The records:
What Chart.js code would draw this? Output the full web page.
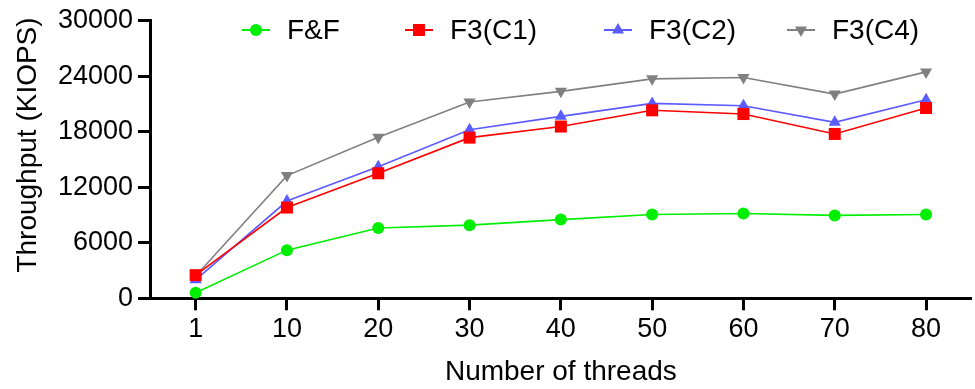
<!DOCTYPE html>
<html>
<head>
<meta charset="utf-8">
<script src="https://cdn.jsdelivr.net/npm/chart.js@4/dist/chart.umd.min.js"></script>
<style>
  html, body { margin: 0; padding: 0; background: #fff; overflow: hidden; }
  canvas { display: block; }
</style>
</head>
<body>
<canvas id="c" width="975" height="389" style="width:975px;height:389px"></canvas>
<script>
// ---- data ----
const threads = ['1', '10', '20', '30', '40', '50', '60', '70', '80'];
const seriesNames = ['F&F', 'F3(C1)', 'F3(C2)', 'F3(C4)'];
const ffValues = [600, 5200, 7600, 7900, 8500, 9050, 9150, 8950, 9050];
const c1Values = [2500, 9800, 13500, 17350, 18550, 20300, 19900, 17750, 20550];
const c2Values = [2000, 10500, 14200, 18200, 19650, 21050, 20800, 19000, 21450];
const c4Values = [2400, 13250, 17400, 21200, 22350, 23700, 23850, 22050, 24450];
const yTicks = [0, 6000, 12000, 18000, 24000, 30000];
const xTitle = 'Number of threads';
const yTitle = 'Throughput (KIOPS)';

const FONT = "'Liberation Sans', Arial, Helvetica, sans-serif";
const styles = [
  { color: '#00ee00', pointStyle: 'circle', radius: 6, rotation: 0 },
  { color: '#ff0000', pointStyle: 'rect', radius: 8.5, rotation: 0 },
  { color: '#5b5bff', pointStyle: 'triangle', radius: 7, rotation: 0 },
  { color: '#808080', pointStyle: 'triangle', radius: 7, rotation: 180 }
];
const allValues = [ffValues, c1Values, c2Values, c4Values];

const datasets = allValues.map((vals, i) => ({
  label: seriesNames[i],
  data: vals,
  borderColor: styles[i].color,
  backgroundColor: styles[i].color,
  borderWidth: 1.6,
  pointStyle: styles[i].pointStyle,
  pointRadius: styles[i].radius,
  pointHoverRadius: styles[i].radius,
  pointRotation: styles[i].rotation,
  pointBorderWidth: 0,
  tension: 0,
  fill: false,
  clip: false
}));

// custom legend: line + marker + text
const legendPlugin = {
  id: 'lineMarkerLegend',
  afterDraw(chart, args, opts) {
    const ctx = chart.ctx;
    ctx.save();
    ctx.font = '28px ' + FONT;
    ctx.textBaseline = 'middle';
    ctx.textAlign = 'left';
    chart.data.datasets.forEach((ds, i) => {
      const x0 = opts.starts[i];
      const y = opts.y;
      ctx.strokeStyle = ds.borderColor;
      ctx.lineWidth = 2;
      ctx.beginPath();
      ctx.moveTo(x0, y);
      ctx.lineTo(x0 + opts.lineLen, y);
      ctx.stroke();
      ctx.fillStyle = ds.backgroundColor;
      Chart.helpers.drawPoint(ctx, {
        pointStyle: ds.pointStyle,
        radius: ds.pointRadius,
        rotation: ds.pointRotation,
        borderWidth: 0
      }, x0 + opts.lineLen / 2, y);
      ctx.fillStyle = '#000';
      ctx.fillText(ds.label, x0 + opts.textGap, y + 1);
    });
    ctx.restore();
  }
};

// y-axis title drawn at measured position
const yTitlePlugin = {
  id: 'yTitleText',
  afterDraw(chart, args, opts) {
    const ctx = chart.ctx;
    ctx.save();
    ctx.font = '28px ' + FONT;
    ctx.fillStyle = '#000';
    ctx.textAlign = 'center';
    ctx.textBaseline = 'middle';
    ctx.translate(opts.x, opts.y);
    ctx.rotate(-Math.PI / 2);
    ctx.fillText(yTitle, 0, 0);
    ctx.restore();
  }
};

new Chart(document.getElementById('c'), {
  type: 'line',
  data: { labels: threads, datasets },
  plugins: [legendPlugin, yTitlePlugin],
  options: {
    responsive: false,
    maintainAspectRatio: false,
    devicePixelRatio: 1,
    animation: false,
    events: [],
    layout: { autoPadding: false, padding: { top: 20.5, right: 3.3, bottom: 0, left: 0 } },
    plugins: {
      legend: { display: false },
      tooltip: { enabled: false },
      lineMarkerLegend: { starts: [242, 405, 604, 787], y: 30, lineLen: 28, textGap: 45 },
      yTitleText: { x: 28, y: 145 }
    },
    scales: {
      x: {
        type: 'category',
        offset: true,
        afterFit(scale) { scale.height = 90.7; scale.paddingLeft = 0; scale.paddingRight = 0; },
        border: { display: true, color: '#000', width: 3 },
        grid: { display: true, drawOnChartArea: false, drawTicks: true, tickLength: 12, tickColor: '#000', tickWidth: 3, offset: false },
        ticks: { color: '#000', font: { family: FONT, size: 27 }, padding: 3, maxRotation: 0, autoSkip: false },
        title: { display: true, text: xTitle, color: '#000', font: { family: FONT, size: 28 }, padding: { top: 0, bottom: 0 } }
      },
      y: {
        min: 0,
        max: 30000,
        afterFit(scale) { scale.width = 150; scale.paddingTop = 0; scale.paddingBottom = 0; },
        afterBuildTicks(scale) { scale.ticks = yTicks.map(v => ({ value: v })); },
        border: { display: true, color: '#000', width: 3 },
        grid: { display: true, drawOnChartArea: false, drawTicks: true, tickLength: 12, tickColor: '#000', tickWidth: 3 },
        ticks: { color: '#000', font: { family: FONT, size: 27 }, padding: 5, callback: v => String(v) }
      }
    }
  }
});
</script>
</body>
</html>
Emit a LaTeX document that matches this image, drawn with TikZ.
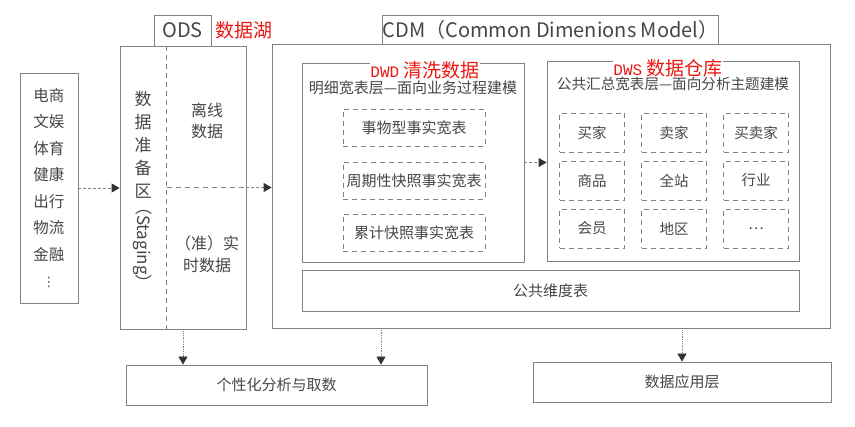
\documentclass[tikz,border=0pt]{standalone}
\usepackage{fontspec}
\setmainfont{Noto Sans CJK SC}
\newfontfamily\latinmono{Liberation Mono}
\newfontfamily\symbolfont{DejaVu Sans}
\usetikzlibrary{arrows.meta,positioning}

\definecolor{linegray}{RGB}{130,130,130}
\definecolor{txtgray}{RGB}{70,70,70}
\definecolor{annored}{RGB}{236,24,20}
\newcommand{\setfs}[2]{\fontsize{#1}{#2}\selectfont}

\tikzset{
  box/.style={draw=linegray, line width=0.8pt, inner sep=0pt, text=txtgray, align=center},
  cell/.style={box, dash pattern=on 5pt off 4pt},
  div/.style={draw=linegray, line width=0.8pt, dash pattern=on 5pt off 4pt},
  txt/.style={text=txtgray, inner sep=0pt, align=center},
  redlbl/.style={text=annored, fill=white, inner sep=0pt},
  flow/.style={draw=linegray, line width=0.8pt, densely dashed, -{Triangle[length=8pt,width=9pt,color=black!80]}},
  down/.style={draw=linegray, line width=0.8pt, densely dotted, -{Triangle[length=8pt,width=9pt,color=black!80]}},
}

\begin{document}
\begin{tikzpicture}[x=1pt, y=-1pt]
    \useasboundingbox (0,0) rectangle (855,427);

    % Data sources
    \node[box, minimum width=58pt, minimum height=230pt, font=\setfs{15.5}{26.5}] (src) at (49,188)
        {电商\\文娱\\体育\\健康\\出行\\物流\\金融\\{\symbolfont\setfs{13}{26.5}⋮}};

    % ODS
    \node[box, minimum width=126pt, minimum height=283pt] (ods) at (183,187.5) {};
    \node[box, minimum width=57pt, minimum height=31pt, font=\setfs{20}{22}] (odstab) at (182.5,30.5) {ODS};
    \node[redlbl, right=4pt of odstab, font=\setfs{19}{21}] (lake) {数据湖};
    \draw[div] ([xshift=47pt]ods.north west) -- ([xshift=47pt]ods.south west);
    \draw[div] ([xshift=47pt]ods.west) -- (ods.east);
    \node[txt, font=\setfs{17}{23}] (stg) at (143,144.5) {数\\据\\准\\备\\区};
    \node[txt, font=\setfs{17}{20}, rotate=-90] (stgen) at (143,245) {（Staging）};
    \node[txt, font=\setfs{16}{21}] (offline) at (207,121) {离线\\数据};
    \node[txt, font=\setfs{16}{22}] (realtime) at (207,254) {（准）实\\时数据};

    % CDM
    \node[box, minimum width=558pt, minimum height=284pt] (cdm) at (551,186) {};
    \node[box, minimum width=311pt, minimum height=29pt, font=\setfs{20}{22}] (cdmtab) at (550.5,29.5)
        {CDM（Common Dimenions Model）};

    % DWD
    \node[box, minimum width=222pt, minimum height=199pt] (dwd) at (413,162.5) {};
    \node[redlbl, font=\setfs{19}{21}] (dwdred) at (425,70) {{\latinmono\setfs{16}{18}DWD} 清洗数据};
    \node[txt, font=\setfs{15}{17}] (dwdtitle) at (413,88) {明细宽表层—面向业务过程建模};
    \foreach \t [count=\i] in {事物型事实宽表,周期性快照事实宽表,累计快照事实宽表}
        \node[cell, minimum width=142pt, minimum height=37pt, font=\setfs{15}{17}] (fact\i) at (414,{75.5+52.5*\i}) {\t};

    % DWS
    \node[box, minimum width=252pt, minimum height=200pt] (dws) at (673,161) {};
    \node[redlbl, font=\setfs{19}{21}] (dwsred) at (668,68) {{\latinmono\setfs{16}{18}DWS} 数据仓库};
    \node[txt, font=\setfs{14.6}{17}] (dwstitle) at (673,84) {公共汇总宽表层—面向分析主题建模};
    \foreach \t/\c/\r in {买家/1/1,卖家/2/1,买卖家/3/1,商品/1/2,全站/2/2,行业/3/2,会员/1/3,地区/2/3,\ldots/3/3}
        \node[cell, minimum width=65pt, minimum height=39pt, font=\setfs{14.5}{17}] (dim-\c-\r) at ({510+82*\c},{84.5+48*\r}) {\t};

    % Common dimensions
    \node[box, minimum width=497pt, minimum height=41pt, font=\setfs{15}{17}] (pubdim) at (550.5,290.5) {公共维度表};

    % Outputs
    \node[box, minimum width=301pt, minimum height=40pt, font=\setfs{15}{17}] (ana) at (276.5,385) {个性化分析与取数};
    \node[box, minimum width=298pt, minimum height=40pt, font=\setfs{15}{17}] (app) at (682,382) {数据应用层};

    % Arrows
    \draw[flow] (src.east) -- (src.east -| ods.west);
    \draw[flow] (ods.east) -- (ods.east -| cdm.west);
    \draw[flow] (dwd.east) -- (dwd.east -| dws.west);
    \coordinate (cdmout) at (381,328);
    \draw[down] (ods.south) -- (ods.south |- ana.north);
    \draw[down] (cdmout) -- (cdmout |- ana.north);
    \draw[down] (app.north |- cdm.south) -- (app.north);

\end{tikzpicture}
\end{document}
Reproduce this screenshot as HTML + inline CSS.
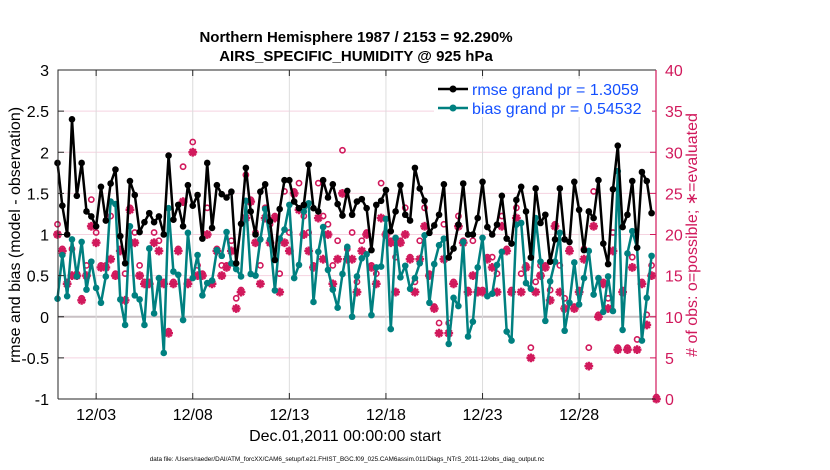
<!DOCTYPE html>
<html><head><meta charset="utf-8">
<style>
body{margin:0;background:#fff;}
svg{display:block;font-family:"Liberation Sans",Arial,sans-serif;}
</style></head>
<body>
<svg id="chart" width="830" height="470" viewBox="0 0 830 470" xmlns="http://www.w3.org/2000/svg">
<rect width="830" height="470" fill="#fff"/>
<text x="356" y="42" font-size="15" font-weight="bold" text-anchor="middle">Northern Hemisphere 1987 / 2153 = 92.290%</text>
<text x="356" y="61" font-size="15" font-weight="bold" text-anchor="middle">AIRS_SPECIFIC_HUMIDITY @ 925 hPa</text>
<g id="grid"></g>
<g id="marks"></g>
<g id="axes"></g>
<text transform="translate(20,235) rotate(-90)" font-size="16" text-anchor="middle">rmse and bias (model - observation)</text>
<text transform="translate(697,235) rotate(-90)" font-size="16" text-anchor="middle" fill="#d1195c"># of obs: o=possible; ∗=evaluated</text>
<text x="345" y="441" font-size="16" text-anchor="middle">Dec.01,2011 00:00:00 start</text>
<text x="347" y="461" font-size="6.3" text-anchor="middle">data file: /Users/raeder/DAI/ATM_forcXX/CAM6_setup/f.e21.FHIST_BGC.f09_025.CAM6assim.011/Diags_NTrS_2011-12/obs_diag_output.nc</text>
<g>
<rect x="434" y="79" width="218" height="38" fill="#fff"/>
<g>
<line x1="438" y1="89" x2="468" y2="89" stroke="#000" stroke-width="2.5"/><circle cx="453" cy="89" r="3.5" fill="#000"/>
<text x="472" y="95" font-size="16" fill="#1450ff">rmse grand pr = 1.3059</text></g>
<g>
<line x1="438" y1="108" x2="468" y2="108" stroke="#008080" stroke-width="2.5"/><circle cx="453" cy="108" r="3.5" fill="#008080"/>
<text x="472" y="114" font-size="16" fill="#1450ff">bias grand pr = 0.54532</text></g>
</g>
</svg>
<script>
const rmse=[1.87,1.35,1.0,2.4,1.47,1.87,1.28,1.22,1.1,1.58,1.17,1.62,1.79,0.98,0.65,1.65,1.48,1.03,1.15,1.26,1.15,1.22,1.0,1.96,1.18,1.36,1.10,1.6,1.35,1.48,0.95,1.87,1.08,1.6,1.49,1.45,1.52,0.65,1.13,1.81,1.28,1.0,1.52,1.61,1.16,0.69,1.31,1.66,1.66,1.4,1.32,1.36,1.85,1.32,1.28,1.66,1.45,1.61,1.37,1.23,1.53,1.24,1.4,1.43,1.32,0.81,1.36,1.41,1.54,1.04,1.28,1.6,1.24,1.17,1.81,1.56,1.41,1.02,1.11,1.24,1.61,0.72,0.83,1.12,1.62,1.0,1.0,1.2,1.64,1.09,1.0,1.12,1.47,0.95,0.89,1.42,1.58,1.28,0.72,1.56,1.14,1.24,0.67,0.94,1.56,0.94,0.91,1.64,1.3,0.81,1.28,1.2,1.66,0.89,0.64,1.55,2.08,1.09,1.24,1.65,0.84,1.76,1.65,1.26];
const bias=[0.22,0.75,0.25,0.94,0.49,0.91,0.33,0.67,0.35,0.17,0.49,1.4,1.37,0.21,-0.1,1.1,0.26,0.21,-0.1,0.83,0.04,0.47,-0.44,1.32,0.55,0.51,-0.04,1.02,0.47,0.75,0.26,0.41,0.44,0.81,0.74,1.03,0.65,0.58,0.49,1.41,0.52,0.5,0.94,1.31,0.94,0.32,0.95,1.06,1.36,0.47,0.63,1.28,1.38,0.18,0.79,1.09,0.57,0.33,0.11,0.52,0.85,0.0,0.49,0.71,0.76,0.02,0.6,0.61,1.19,-0.15,0.96,0.48,0.62,0.34,0.47,0.65,0.99,0.17,0.64,0.87,0.95,-0.33,0.23,0.13,0.91,-0.24,-0.06,0.6,0.96,0.25,0.28,0.63,0.79,-0.18,-0.29,1.12,1.14,0.41,0.34,1.2,0.67,-0.05,0.43,0.67,1.02,-0.17,0.17,0.66,0.15,0.47,0.8,0.27,0.47,0.06,0.49,0.07,1.77,-0.16,0.77,1.04,0.84,-0.29,0.23,0.74];
const obsUsed=[20,18,14,15,15,12,15,21,19,16,16,17,15,18,12,23,19,15,14,14,19,18,14,8,14,18,24,14,30,15,15,20,14,18,15,16,18,11,13,22,24,19,14,22,19,22,13,19,18,25,23,20,18,16,22,17,20,14,17,25,17,17,13,18,20,16,14,22,20,19,13,19,20,17,13,17,21,15,11,8,17,8,14,21,19,13,15,13,13,17,16,13,21,18,13,22,13,16,5,13,15,16,12,21,13,11,18,11,13,17,4,21,10,14,11,18,6,13,6,16,6,14,9,15,0];
const obsPossible=[21,18,14,18,15,12,16,24,20,16,16,22,15,18,15,23,20,16,14,14,20,19,14,8,14,18,28,14,31,16,15,23,14,18,16,16,19,12,13,27,24,20,16,23,21,22,15,25,20,25,26,22,20,16,26,22,21,16,19,30,18,20,14,19,20,16,15,26,20,19,17,19,23,17,14,19,23,15,11,9,21,9,14,22,19,13,19,13,13,17,17,15,22,18,13,23,15,16,6,14,16,16,13,21,16,12,18,11,13,18,6,25,10,14,12,20,6,13,6,17,7,14,10,16,0];
const yTicks=[3,2.5,2,1.5,1,0.5,0,-0.5,-1];
const yTickLabels=["3","2.5","2","1.5","1","0.5","0","-0.5","-1"];
const y2Ticks=[0,5,10,15,20,25,30,35,40];
const xTickDays=[2,7,12,17,22,27];
const xTickLabels=["12/03","12/08","12/13","12/18","12/23","12/28"];

const NS="http://www.w3.org/2000/svg";
const L=58,R=656,T=70,B=399;
const X0=57.5,DX=4.83;
function xIdx(i){return X0+DX*i;}
function xDay(d){return X0+DX*4*d;}
function yL(v){return B-(v+1)/4*(B-T);}
function yR(v){return B-v/40*(B-T);}
function mk(tag,attrs,parent){const e=document.createElementNS(NS,tag);for(const k in attrs)e.setAttribute(k,attrs[k]);parent.appendChild(e);return e;}
const grid=document.getElementById('grid'),marks=document.getElementById('marks'),axes=document.getElementById('axes');
const MAG="#d1195c";

yTicks.forEach((v,k)=>{
  const g=mk('line',{x1:L,x2:R,y1:yL(v),y2:yL(v),stroke:v===0?'#c8c0c4':'#f5d3e0','stroke-width':v===0?2:1},grid);
  
  
  const t=mk('text',{x:L-9,y:yL(v)+6,'font-size':16,'text-anchor':'end'},axes);
  t.textContent=yTickLabels[k];
  
  
  const tk=mk('line',{x1:L,x2:L+6,y1:yL(v),y2:yL(v),stroke:'#262626'},axes);
  
  
});
xTickDays.forEach((d,k)=>{
  const g=mk('line',{x1:xDay(d),x2:xDay(d),y1:T,y2:B,stroke:'#dcdcdc','stroke-width':1},grid);
  
  
  const t=mk('text',{x:xDay(d),y:B+21,'font-size':16,'text-anchor':'middle'},axes);
  t.textContent=xTickLabels[k];
  
  
  const tk=mk('line',{x1:xDay(d),x2:xDay(d),y1:B,y2:B-6,stroke:'#262626'},axes);
  
  
  const tk2=mk('line',{x1:xDay(d),x2:xDay(d),y1:T,y2:T+6,stroke:'#262626'},axes);
  
  
});
y2Ticks.forEach(v=>{
  const tk=mk('line',{x1:R-6,x2:R,y1:yR(v),y2:yR(v),stroke:MAG},axes);
  
  
  const t=mk('text',{x:R+9,y:yR(v)+6,'font-size':16,fill:MAG},axes);
  t.textContent=String(v);
  
  
});
const frame=mk('path',{d:`M${L},${B}L${L},${T}L${R},${T}M${L},${B}L${R},${B}`,fill:'none',stroke:'#262626','stroke-width':1},axes);


const rAxis=mk('line',{x1:R,x2:R,y1:T,y2:B,stroke:MAG,'stroke-width':1.2},axes);



obsPossible.forEach((v,i)=>{
  const c=mk('circle',{cx:xIdx(i),cy:yR(v)-2,r:2.6,fill:'none',stroke:MAG,'stroke-width':1.6},marks);
  
  
});
obsUsed.forEach((v,i)=>{
  const x=xIdx(i),y=yR(v),s=4.4;
  const p=mk('path',{d:`M${x-s},${y}H${x+s}M${x},${y-s}V${y+s}M${x-3.1},${y-3.1}L${x+3.1},${y+3.1}M${x-3.1},${y+3.1}L${x+3.1},${y-3.1}`,stroke:MAG,'stroke-width':2.4},marks);
  
  
});
function series(arr,color,name){
  const d=arr.map((v,i)=>(i?'L':'M')+xIdx(i).toFixed(1)+','+yL(v).toFixed(1)).join('');
  const p=mk('path',{d:d,fill:'none',stroke:color,'stroke-width':2.5,'stroke-linejoin':'round'},marks);
  
  
  arr.forEach((v,i)=>{
    const c=mk('circle',{cx:xIdx(i),cy:yL(v),r:3.3,fill:color},marks);
    
    
  });
}
series(bias,'#008080','bias');
series(rmse,'#000000','rmse');
</script>
</body></html>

Written task: Begin at the top of the material above and output each line exactly, stopping after the line that holds "const yTitle = 'Throughput (KIOPS)';". Leave out pictures.

Finished answer:
What Chart.js code would draw this? Output the full web page.
<!DOCTYPE html>
<html>
<head>
<meta charset="utf-8">
<script src="https://cdn.jsdelivr.net/npm/chart.js@4/dist/chart.umd.min.js"></script>
<style>
  html, body { margin: 0; padding: 0; background: #fff; overflow: hidden; }
  canvas { display: block; }
</style>
</head>
<body>
<canvas id="c" width="975" height="389" style="width:975px;height:389px"></canvas>
<script>
// ---- data ----
const threads = ['1', '10', '20', '30', '40', '50', '60', '70', '80'];
const seriesNames = ['F&F', 'F3(C1)', 'F3(C2)', 'F3(C4)'];
const ffValues = [600, 5200, 7600, 7900, 8500, 9050, 9150, 8950, 9050];
const c1Values = [2500, 9800, 13500, 17350, 18550, 20300, 19900, 17750, 20550];
const c2Values = [2000, 10500, 14200, 18200, 19650, 21050, 20800, 19000, 21450];
const c4Values = [2400, 13250, 17400, 21200, 22350, 23700, 23850, 22050, 24450];
const yTicks = [0, 6000, 12000, 18000, 24000, 30000];
const xTitle = 'Number of threads';
const yTitle = 'Throughput (KIOPS)';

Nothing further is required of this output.